23. Drawn and Quartered: Mark Andrews dominated the mid-game: he led all TEs in second-and third-quarter yardage, with the second quarter being especially prolific (451 receiving yards). George Kittle, however, started strong and led TEs in the first quarter, while Kyle Pitts racked up enough fourth-quarter desperation yardage (288) to give him the lead. Kelce was the overtime leader with 61 yards, most of it on that walk-off TD against the Chargers.

24. Devil is in the Details: If you look at the TE yardage leaders in plays coming out of shotgun formation, the list is what you would expect: Andrews, Kelce, and Pitts. In fact, Andrews caught all 1,361 of his yards out of shotgun formation! The big surprise, though, is out of non-shotgun formation: Tyler Conklin led all tight ends with 294 yards (Kittle was second with 286). This may change with the turnover in the Minnesota Vikings‘ front office, but still an interesting note for Conklin (and for defenses opposing him).

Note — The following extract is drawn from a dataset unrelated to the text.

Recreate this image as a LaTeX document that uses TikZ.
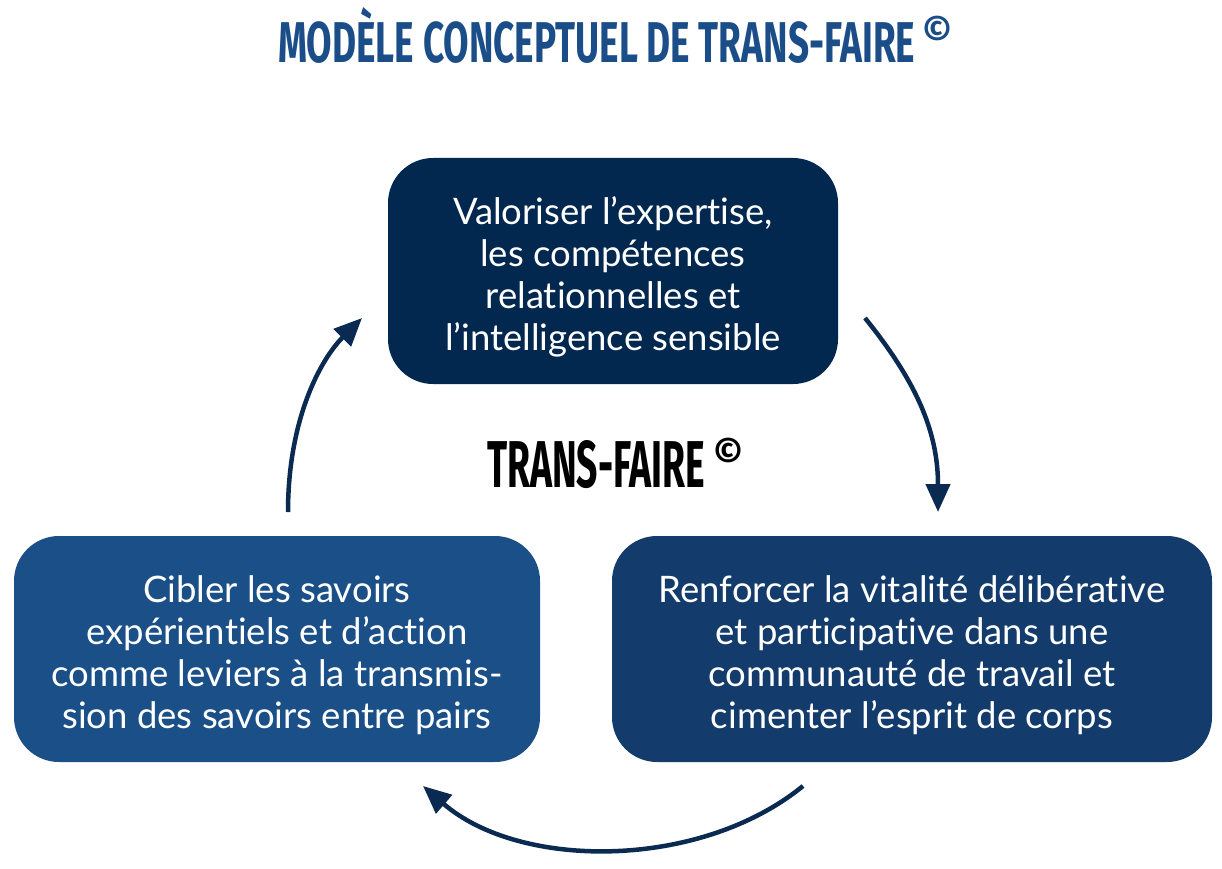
\documentclass[tikz,border=0pt]{standalone}
\usepackage{fontspec}
\setmainfont{Lato}[Ligatures={NoCommon}]
\newfontfamily\condfont{Fira Sans}[UprightFont=* Bold]
\usetikzlibrary{arrows.meta}
\definecolor{titlec}{HTML}{1B4E88}
\definecolor{topc}{HTML}{02284F}
\definecolor{rightc}{HTML}{133B6B}
\definecolor{leftc}{HTML}{1A4F88}
\definecolor{arrc}{HTML}{0A2A52}
\newcommand\firstline{\rule{0pt}{39pt}}
\tikzset{
  box/.style={rounded corners=45pt, text=white, align=center, inner sep=0pt,
    minimum height=226pt, font=\fontsize{36.5}{42}\selectfont},
  flow/.style={draw=arrc, line width=4.5pt, -{Triangle[length=28pt,width=24pt]}},
}
\begin{document}
\begin{tikzpicture}[x=1pt,y=-1pt]
\useasboundingbox (0,0) rectangle (1222,869);
% title
\node[anchor=base west, inner sep=0pt, text=titlec] (title) at (278,63)
  {\resizebox{637pt}{55pt}{\condfont MODÈLE CONCEPTUEL DE TRANS-FAIRE}};
\node[anchor=center, inner sep=0pt, text=titlec] (titlec) at (937,30)
  {\resizebox{30pt}{!}{\condfont ©}};
% boxes
\node[box, fill=topc, minimum width=450pt] (top) at (613,271)
  {\firstline Valoriser l’expertise,\\les compétences\\relationnelles et\\l’intelligence sensible};
\node[box, fill=leftc, minimum width=526pt] (left) at (277,649)
  {\firstline Cibler les savoirs\\expérientiels et d’action\\comme leviers à la transmis-\\sion des savoirs entre pairs};
\node[box, fill=rightc, minimum width=600pt] (right) at (912,649)
  {\firstline Renforcer la vitalité délibérative\\et participative dans une\\communauté de travail et\\cimenter l’esprit de corps};
% center label
\node[anchor=base west, inner sep=0pt, text=black] (center) at (487,487)
  {\resizebox{218pt}{47pt}{\condfont TRANS-FAIRE}};
\node[anchor=center, inner sep=0pt, text=black] (centerc) at (728,452)
  {\resizebox{30pt}{!}{\condfont ©}};
% arrows
\coordinate (r1) at (865,318);
\coordinate (r2) at (938,512);
\coordinate (b1) at (803,786);
\coordinate (b2) at (423,786);
\coordinate (l1) at (288,512);
\coordinate (l2) at (362,318);
\draw[flow] (r1) .. controls (915,380) and (938,430) .. (r2);
\draw[flow] (b1) .. controls (700,870) and (520,870) .. (b2);
\draw[flow] (l1) .. controls (288,420) and (320,360) .. (l2);
\end{tikzpicture}
\end{document}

25. Mixing Things Up: Jonnu Smith, despite his disappointing year, led all TEs in rushing yards in 2021 with 40 (Gerald Everett and George Kittle were second with 20 each). Indeed, Jonnu has the most rushing yards of any TE over the past 20 years (122). Three TEs scored a rushing touchdown: Travis Kelce, Eric Ebron, and, naturally, Tommy Tremble. Incredibly, not a single tight end completed a pass in the regular season (Kelce’s touchdown throw came in the Wild Card round of the playoffs)! Seems like a real opportunity for an innovative coach…

Comments

Matt DiSorbo says:

Insane…but I believe it is true. I searched the database and, after seeing that crazy result, just went on a Google tear. Couldn’t find a single one! Let me know if you see one that pops up because I also agree that it’s wild that there are exactly zero…

John S says:

“tight ends drew zero – absolutely zero – DPI calls this regular season.”

This can’t be true, from all the tight ends in the league, from every game of the entire regular season, not one pass interference call?